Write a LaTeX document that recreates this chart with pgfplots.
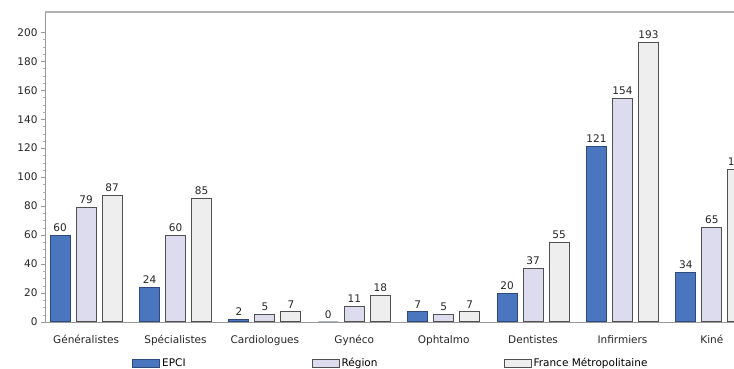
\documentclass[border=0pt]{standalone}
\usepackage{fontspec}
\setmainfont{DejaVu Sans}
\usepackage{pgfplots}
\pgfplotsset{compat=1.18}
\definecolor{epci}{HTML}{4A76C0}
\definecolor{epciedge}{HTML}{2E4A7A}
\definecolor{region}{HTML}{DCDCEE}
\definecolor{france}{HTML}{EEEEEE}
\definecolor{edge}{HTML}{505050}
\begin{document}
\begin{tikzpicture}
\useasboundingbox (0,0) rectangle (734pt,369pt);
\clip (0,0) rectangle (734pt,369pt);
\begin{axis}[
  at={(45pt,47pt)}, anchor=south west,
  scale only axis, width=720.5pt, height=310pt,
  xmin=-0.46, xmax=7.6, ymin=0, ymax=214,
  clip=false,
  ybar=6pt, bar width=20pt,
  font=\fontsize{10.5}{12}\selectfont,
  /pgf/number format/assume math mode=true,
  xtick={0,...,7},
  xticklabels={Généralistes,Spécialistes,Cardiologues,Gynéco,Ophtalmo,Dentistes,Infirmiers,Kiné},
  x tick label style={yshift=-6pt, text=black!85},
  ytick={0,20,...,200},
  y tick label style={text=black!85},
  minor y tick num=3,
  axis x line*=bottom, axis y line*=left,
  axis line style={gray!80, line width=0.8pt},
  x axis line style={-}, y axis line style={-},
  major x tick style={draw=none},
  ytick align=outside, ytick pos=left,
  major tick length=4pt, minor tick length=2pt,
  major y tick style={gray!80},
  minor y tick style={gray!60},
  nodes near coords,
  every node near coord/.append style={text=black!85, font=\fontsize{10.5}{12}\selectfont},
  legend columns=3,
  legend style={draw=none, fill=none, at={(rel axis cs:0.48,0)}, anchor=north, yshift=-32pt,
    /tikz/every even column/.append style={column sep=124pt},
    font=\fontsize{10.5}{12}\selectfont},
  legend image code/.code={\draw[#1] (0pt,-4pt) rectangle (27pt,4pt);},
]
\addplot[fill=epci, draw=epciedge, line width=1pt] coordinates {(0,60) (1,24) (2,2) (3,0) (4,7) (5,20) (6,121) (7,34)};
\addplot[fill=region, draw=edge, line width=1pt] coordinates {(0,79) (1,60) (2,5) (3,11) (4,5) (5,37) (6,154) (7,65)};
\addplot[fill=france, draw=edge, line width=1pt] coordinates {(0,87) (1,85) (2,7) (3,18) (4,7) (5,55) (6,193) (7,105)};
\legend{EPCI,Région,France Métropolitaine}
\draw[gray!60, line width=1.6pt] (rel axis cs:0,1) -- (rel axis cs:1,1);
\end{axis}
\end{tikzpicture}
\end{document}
- - - - - - -
- CHALLENGE -
Each line of the data should be quoted exactly, with pictures left out.

- THE COMPLETED TASK -
Write a LaTeX document that recreates this chart with pgfplots.
\documentclass[border=0pt]{standalone}
\usepackage{fontspec}
\setmainfont{DejaVu Sans}
\usepackage{pgfplots}
\pgfplotsset{compat=1.18}
\definecolor{epci}{HTML}{4A76C0}
\definecolor{epciedge}{HTML}{2E4A7A}
\definecolor{region}{HTML}{DCDCEE}
\definecolor{france}{HTML}{EEEEEE}
\definecolor{edge}{HTML}{505050}
\begin{document}
\begin{tikzpicture}
\useasboundingbox (0,0) rectangle (734pt,369pt);
\clip (0,0) rectangle (734pt,369pt);
\begin{axis}[
  at={(45pt,47pt)}, anchor=south west,
  scale only axis, width=720.5pt, height=310pt,
  xmin=-0.46, xmax=7.6, ymin=0, ymax=214,
  clip=false,
  ybar=6pt, bar width=20pt,
  font=\fontsize{10.5}{12}\selectfont,
  /pgf/number format/assume math mode=true,
  xtick={0,...,7},
  xticklabels={Généralistes,Spécialistes,Cardiologues,Gynéco,Ophtalmo,Dentistes,Infirmiers,Kiné},
  x tick label style={yshift=-6pt, text=black!85},
  ytick={0,20,...,200},
  y tick label style={text=black!85},
  minor y tick num=3,
  axis x line*=bottom, axis y line*=left,
  axis line style={gray!80, line width=0.8pt},
  x axis line style={-}, y axis line style={-},
  major x tick style={draw=none},
  ytick align=outside, ytick pos=left,
  major tick length=4pt, minor tick length=2pt,
  major y tick style={gray!80},
  minor y tick style={gray!60},
  nodes near coords,
  every node near coord/.append style={text=black!85, font=\fontsize{10.5}{12}\selectfont},
  legend columns=3,
  legend style={draw=none, fill=none, at={(rel axis cs:0.48,0)}, anchor=north, yshift=-32pt,
    /tikz/every even column/.append style={column sep=124pt},
    font=\fontsize{10.5}{12}\selectfont},
  legend image code/.code={\draw[#1] (0pt,-4pt) rectangle (27pt,4pt);},
]
\addplot[fill=epci, draw=epciedge, line width=1pt] coordinates {(0,60) (1,24) (2,2) (3,0) (4,7) (5,20) (6,121) (7,34)};
\addplot[fill=region, draw=edge, line width=1pt] coordinates {(0,79) (1,60) (2,5) (3,11) (4,5) (5,37) (6,154) (7,65)};
\addplot[fill=france, draw=edge, line width=1pt] coordinates {(0,87) (1,85) (2,7) (3,18) (4,7) (5,55) (6,193) (7,105)};
\legend{EPCI,Région,France Métropolitaine}
\draw[gray!60, line width=1.6pt] (rel axis cs:0,1) -- (rel axis cs:1,1);
\end{axis}
\end{tikzpicture}
\end{document}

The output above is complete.